Time Limit: 2000/1000 MS (Java/Others)
Memory Limit: 262144/262144 K (Java/Others)

分數：2500
Problem Description
Avin has two trees which are not connected. He asks you to add an edge between them to make them connected while minimizing the function $∑^n_{i=1}∑^n_{j=i+1}dis(i,j)$, where $dis(i,j)$ represents the number of edges of the path from $i$ to $j$. He is happy with only the function value.

Input
The first line contains a number $n(2<=n<=100000)$. In each of the following $n−2$ lines, there are two numbers $u$ and $v$, meaning that there is an edge between $u$ and $v$. The input is guaranteed to contain exactly two trees.

Output
Just print the minimum function value.

Sample Input

3
1 2

Sample Output

4

題意：
給定一棵樹的$n-2$條邊，讓你加上一條邊，讓他變爲一棵樹，並且滿足$∑^n_{i=1}∑^n_{j=i+1}dis(i,j)$最小，$dis(i,j)$是$i$到$j$的距離。
題解：
首先我們對兩個樹進行dp，對每個節點計算$g[x]$，表示爲以$x$爲根節點
的子樹中所有節點到根節點的距離之和。
然後我們再dfs一次計算對於一個節點來說，同一個樹的其他所有點到這個點的距離之和$p[i]$
那麼$(\sum p[i])/2$是不加邊之前的答案。
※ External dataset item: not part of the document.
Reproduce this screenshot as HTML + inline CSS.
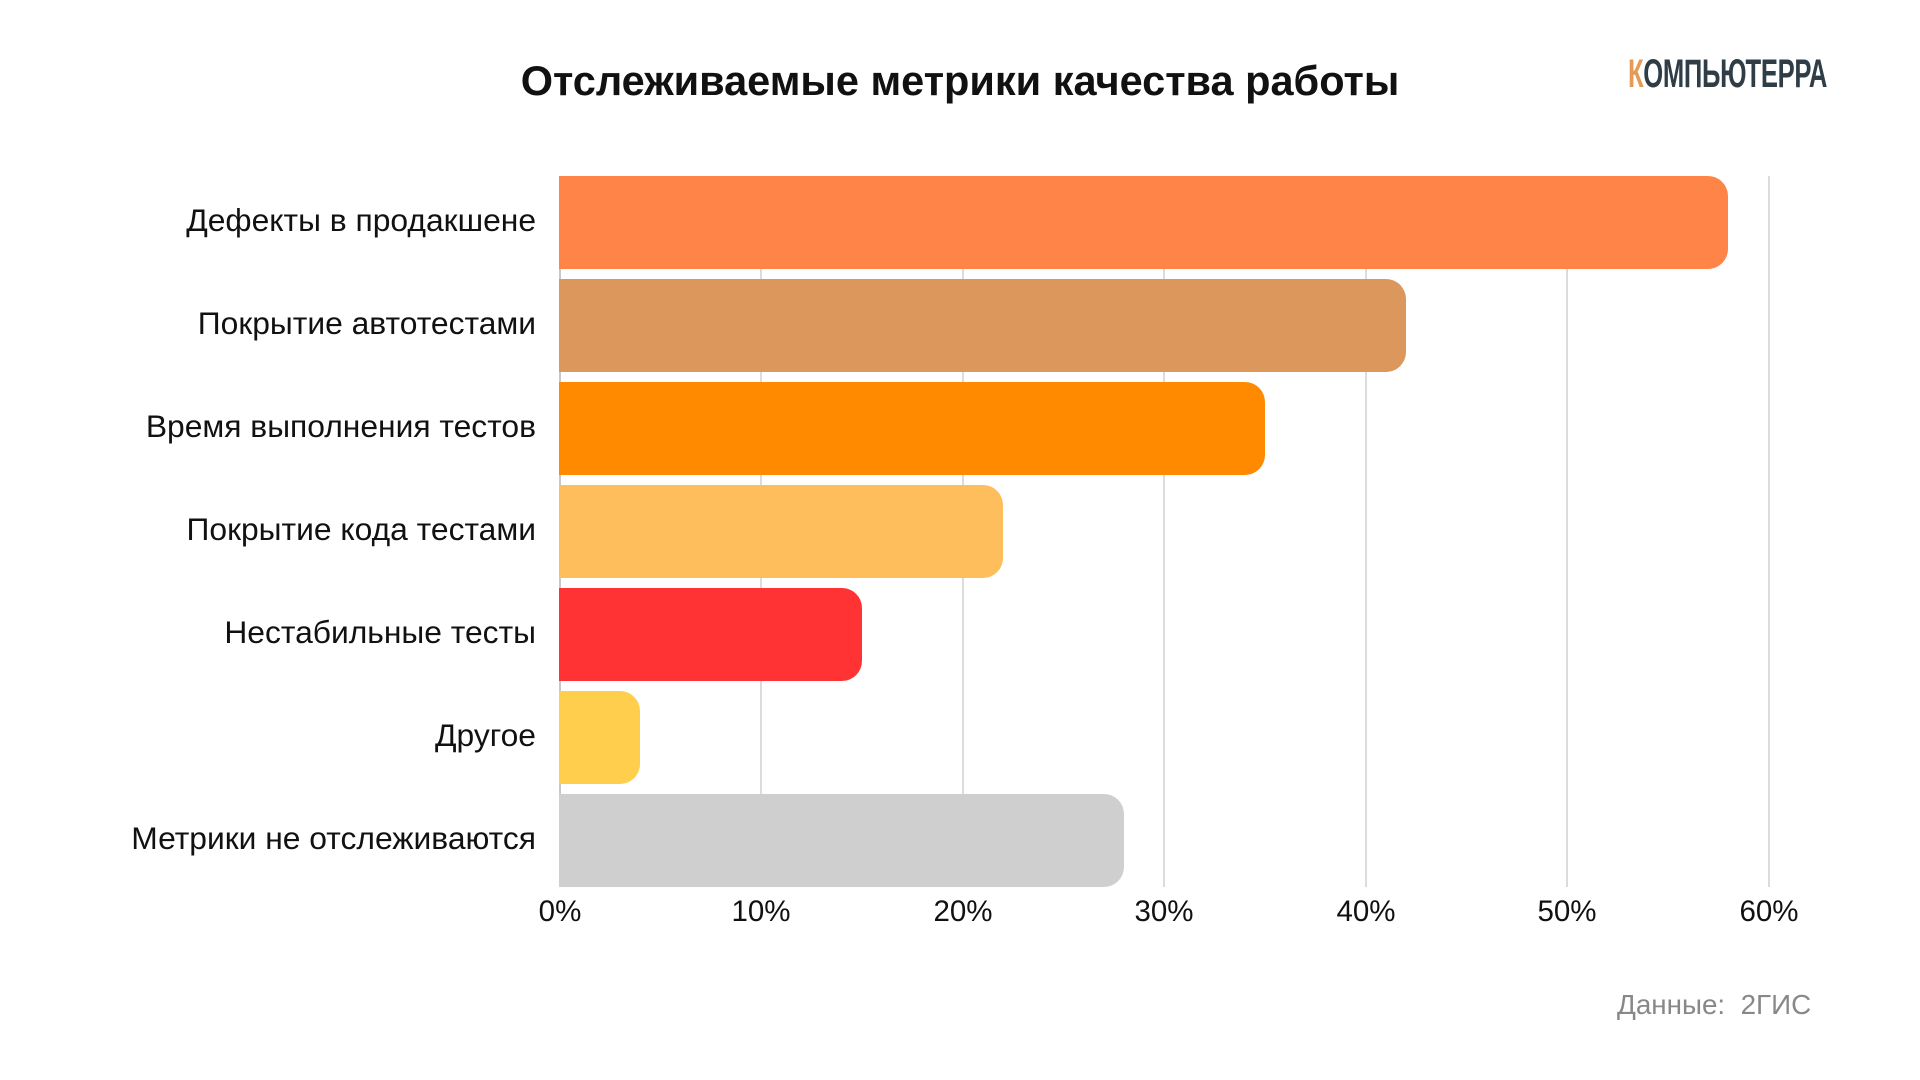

那麼加邊之後的答案，只需要找到兩個數各自最小的兩個$p[i]$,設爲$a1$,$a2$,答案就是$(a1+c1)*c2+a2*c1$

#include<bits/stdc++.h>
#define ll long long
using namespace std;
int n;
vector<int>G[200004];
int bl[200004],sz[200004];
ll g[200004],ans[4],res;
int c[4],rt[4];
void dfs(int x,int bt){
    bl[x]=bt;
    ++c[bt];
    sz[x]=1;g[x]=0;
    for(int i=0;i<G[x].size();i++){
        int to=G[x][i];
        if(bl[to])continue;
        dfs(to,bt);
        sz[x]+=sz[to];
        g[x]+=sz[to];
        g[x]+=g[to];
    }
}
void dfs2(int x,int fa,ll val){
    res+=val+g[x];
    //cout<<x<<" "<<val+g[x]<<" "<<bl[x]<<" || "<<endl;
    if(ans[bl[x]]==-1||(ans[bl[x]]!=-1&&ans[bl[x]]>val+g[x])){
        ans[bl[x]]=val+g[x];
    }
    for(int i=0;i<G[x].size();i++){
        int to=G[x][i];
        if(to==fa)continue;
        dfs2(to,x,val+c[bl[x]]-2*sz[to]+g[x]-g[to]);
    }
}
int w33ha(){
    res=0;
    for(int i=1;i<=n;i++){
        G[i].clear();
        g[i]=0;
        ans[i]=0;
        bl[i]=0;
    }
    c[1]=0;c[2]=0;
    rt[1]=0;rt[2]=0;
    ans[1]=-1;ans[2]=-1;
    for(int i=1;i<=n-2;i++){
        int u,v;scanf("%d%d",&u,&v);
        G[u].push_back(v);
        G[v].push_back(u);
    }
    int blo=0;
    for(int i=1;i<=n;i++){
        if(!bl[i]){
            dfs(i,++blo);
            rt[blo]=i;
        }
    }
    //for(int i=1;i<=n;i++)cout<<g[i]<<" ";cout<<endl;
    for(int i=1;i<=blo;i++){
        dfs2(rt[i],0,0);
    }
    //for(int i=1;i<=n;i++)cout<<bl[i]<<" ";cout<<endl;
    res>>=1;
    //cout<<res<<endl;
    //cout<<" "<<ans[1]<<" "<<ans[2]<<endl;
    printf("%lld\n",res+(ans[1]+c[1])*(c[2])+(ans[2]*c[1]));
    return 0;
}
int main(){
    while(scanf("%d",&n)!=EOF)w33ha();
    return 0;
}